Mann cements this early on, in a rhyming composition between a dead, slumped over soldier, and Ryan’s resting body in a foxhole. Ryan is the walking dead, and so are his men, but they move on. While American bodies are slumped and lifeless, devoured by their surroundings, their Korean adversaries show off their knowledge of the terrain.

They have all the tactical advantages, while Ryan’s men start to reach a hysterical pitch of complaining. There are two central conflicts, one between Benson and Montana, and the other between soldier and landscape. Montana is a shoot-first, take-no-prisoners type, whose fearlessness and brutality saves lives and bruises Benson’s already wounded nobility. Benson is trying to maintain a code of honor, but events keep spiraling out of control, with Montana’s smiling head pulling a trigger to solve the problem. Benson demands that Montana take a prisoner – and he guns him down instead. When Benson inspects the body, he discovers a pistol in the hat that would probably have taken him down. Montana simply wants to get his Colonel home safe, this doddering old man the only thing left in the world that he values. Army protocol takes a beating here, which drew the ire of the U.S. Armed Services, who publicly condemned the film and refused any assistance in its production, from on-set experts to weapons and ammunition.

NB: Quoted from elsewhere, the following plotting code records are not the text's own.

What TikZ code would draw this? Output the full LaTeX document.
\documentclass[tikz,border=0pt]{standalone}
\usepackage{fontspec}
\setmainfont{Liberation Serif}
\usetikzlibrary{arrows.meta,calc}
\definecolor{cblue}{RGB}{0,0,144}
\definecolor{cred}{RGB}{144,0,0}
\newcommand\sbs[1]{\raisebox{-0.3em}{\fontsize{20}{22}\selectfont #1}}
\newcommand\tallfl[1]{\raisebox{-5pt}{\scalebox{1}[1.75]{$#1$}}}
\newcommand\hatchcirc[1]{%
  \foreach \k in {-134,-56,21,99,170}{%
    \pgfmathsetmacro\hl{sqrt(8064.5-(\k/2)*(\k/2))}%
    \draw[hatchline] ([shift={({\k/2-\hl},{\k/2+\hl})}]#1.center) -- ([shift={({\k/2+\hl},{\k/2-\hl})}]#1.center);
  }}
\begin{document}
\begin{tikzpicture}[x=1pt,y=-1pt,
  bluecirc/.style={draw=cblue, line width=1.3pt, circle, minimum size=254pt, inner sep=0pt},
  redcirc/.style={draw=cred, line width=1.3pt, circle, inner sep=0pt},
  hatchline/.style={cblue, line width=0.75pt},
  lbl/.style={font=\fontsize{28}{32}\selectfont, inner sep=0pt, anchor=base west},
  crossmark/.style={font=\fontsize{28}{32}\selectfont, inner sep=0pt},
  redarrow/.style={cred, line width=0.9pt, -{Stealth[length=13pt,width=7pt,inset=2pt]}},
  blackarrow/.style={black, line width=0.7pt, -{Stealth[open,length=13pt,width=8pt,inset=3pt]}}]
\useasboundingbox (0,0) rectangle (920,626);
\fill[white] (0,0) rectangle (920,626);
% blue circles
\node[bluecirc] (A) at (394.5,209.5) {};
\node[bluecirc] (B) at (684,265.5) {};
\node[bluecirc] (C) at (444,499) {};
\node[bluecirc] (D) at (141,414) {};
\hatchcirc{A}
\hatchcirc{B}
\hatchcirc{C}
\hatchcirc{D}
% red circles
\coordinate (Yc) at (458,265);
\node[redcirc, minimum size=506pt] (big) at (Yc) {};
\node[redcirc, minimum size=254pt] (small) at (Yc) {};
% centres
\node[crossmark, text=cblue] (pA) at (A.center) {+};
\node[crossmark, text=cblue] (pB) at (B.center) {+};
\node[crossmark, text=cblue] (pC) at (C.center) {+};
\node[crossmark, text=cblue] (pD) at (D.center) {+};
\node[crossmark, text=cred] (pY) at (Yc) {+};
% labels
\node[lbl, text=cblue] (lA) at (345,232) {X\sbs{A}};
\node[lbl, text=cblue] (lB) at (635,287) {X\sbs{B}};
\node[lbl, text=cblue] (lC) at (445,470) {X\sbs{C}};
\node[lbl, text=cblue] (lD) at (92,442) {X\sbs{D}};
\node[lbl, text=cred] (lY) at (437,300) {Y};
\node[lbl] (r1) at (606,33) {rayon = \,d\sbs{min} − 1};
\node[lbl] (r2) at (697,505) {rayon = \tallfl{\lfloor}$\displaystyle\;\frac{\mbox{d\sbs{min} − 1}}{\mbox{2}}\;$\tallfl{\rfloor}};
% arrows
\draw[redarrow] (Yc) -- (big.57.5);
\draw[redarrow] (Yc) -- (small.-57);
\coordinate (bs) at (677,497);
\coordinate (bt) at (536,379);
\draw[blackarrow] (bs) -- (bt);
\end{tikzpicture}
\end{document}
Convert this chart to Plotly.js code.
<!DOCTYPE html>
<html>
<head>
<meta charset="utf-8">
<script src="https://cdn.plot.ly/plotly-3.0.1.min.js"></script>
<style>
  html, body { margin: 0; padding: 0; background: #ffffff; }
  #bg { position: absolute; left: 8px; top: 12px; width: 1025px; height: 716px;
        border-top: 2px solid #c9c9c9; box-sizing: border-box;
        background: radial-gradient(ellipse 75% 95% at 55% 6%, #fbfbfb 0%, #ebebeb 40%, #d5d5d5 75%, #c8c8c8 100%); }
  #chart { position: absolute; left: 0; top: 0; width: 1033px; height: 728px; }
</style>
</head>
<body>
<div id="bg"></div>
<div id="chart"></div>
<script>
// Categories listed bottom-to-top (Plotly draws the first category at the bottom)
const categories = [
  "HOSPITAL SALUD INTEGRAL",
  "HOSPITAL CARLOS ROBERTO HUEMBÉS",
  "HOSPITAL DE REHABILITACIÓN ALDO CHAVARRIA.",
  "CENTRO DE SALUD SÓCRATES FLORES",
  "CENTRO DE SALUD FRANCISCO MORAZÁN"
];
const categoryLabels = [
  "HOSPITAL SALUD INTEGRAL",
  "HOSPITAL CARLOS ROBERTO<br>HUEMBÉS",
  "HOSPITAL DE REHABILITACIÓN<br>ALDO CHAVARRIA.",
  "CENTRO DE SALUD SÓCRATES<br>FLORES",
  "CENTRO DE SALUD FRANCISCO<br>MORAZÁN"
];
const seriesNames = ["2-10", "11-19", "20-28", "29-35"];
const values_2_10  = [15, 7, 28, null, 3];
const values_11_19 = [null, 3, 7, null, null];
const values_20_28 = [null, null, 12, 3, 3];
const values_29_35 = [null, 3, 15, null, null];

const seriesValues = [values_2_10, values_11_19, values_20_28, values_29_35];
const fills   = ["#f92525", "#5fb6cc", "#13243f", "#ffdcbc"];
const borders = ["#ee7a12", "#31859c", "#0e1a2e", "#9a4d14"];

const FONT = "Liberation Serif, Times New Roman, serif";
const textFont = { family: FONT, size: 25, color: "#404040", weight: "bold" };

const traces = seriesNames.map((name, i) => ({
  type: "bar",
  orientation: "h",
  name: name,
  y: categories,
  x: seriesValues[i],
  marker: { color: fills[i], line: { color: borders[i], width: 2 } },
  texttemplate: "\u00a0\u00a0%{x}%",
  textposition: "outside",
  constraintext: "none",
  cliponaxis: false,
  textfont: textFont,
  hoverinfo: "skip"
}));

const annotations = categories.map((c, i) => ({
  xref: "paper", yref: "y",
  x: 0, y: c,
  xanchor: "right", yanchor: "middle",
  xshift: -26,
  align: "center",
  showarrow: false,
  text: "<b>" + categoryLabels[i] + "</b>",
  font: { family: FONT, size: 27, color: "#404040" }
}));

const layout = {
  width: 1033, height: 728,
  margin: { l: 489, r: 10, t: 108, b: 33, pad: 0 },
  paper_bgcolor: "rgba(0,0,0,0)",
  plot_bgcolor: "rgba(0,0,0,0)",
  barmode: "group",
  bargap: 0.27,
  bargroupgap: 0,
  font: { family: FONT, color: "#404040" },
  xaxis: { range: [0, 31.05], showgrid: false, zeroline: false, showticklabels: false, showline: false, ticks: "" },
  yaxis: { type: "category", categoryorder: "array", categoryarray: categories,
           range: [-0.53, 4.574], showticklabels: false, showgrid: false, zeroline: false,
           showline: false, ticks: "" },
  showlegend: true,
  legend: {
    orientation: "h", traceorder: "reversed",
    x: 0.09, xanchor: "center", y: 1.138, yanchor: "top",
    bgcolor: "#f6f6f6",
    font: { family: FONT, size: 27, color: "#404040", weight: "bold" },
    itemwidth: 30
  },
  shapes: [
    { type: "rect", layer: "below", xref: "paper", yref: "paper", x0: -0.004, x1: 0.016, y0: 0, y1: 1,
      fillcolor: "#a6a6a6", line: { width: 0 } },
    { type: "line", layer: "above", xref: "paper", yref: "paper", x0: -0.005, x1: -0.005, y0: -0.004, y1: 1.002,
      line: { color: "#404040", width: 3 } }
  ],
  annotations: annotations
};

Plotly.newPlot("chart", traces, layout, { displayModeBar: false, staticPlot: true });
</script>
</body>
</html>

The Benson-Montana showdown plays out in a rather predictable manner, but Ryan and Ray imbue it with enough bleary resignation and childish psychosis, respectively, that it’s an effective microcosm of the broader drama of man versus nature. The only sense in which Mann allows these soldiers a measure of control is in his obsessive inserts of hands – especially in the exchange of cigarettes. These close-ups show the miniature world in which Benson can gain control of. Outside, Montana is overthrowing his ethics and the DPRK Army will soon overrun his men. And eventually the world right in front of their eyeballs face the reality of blood and dog tags.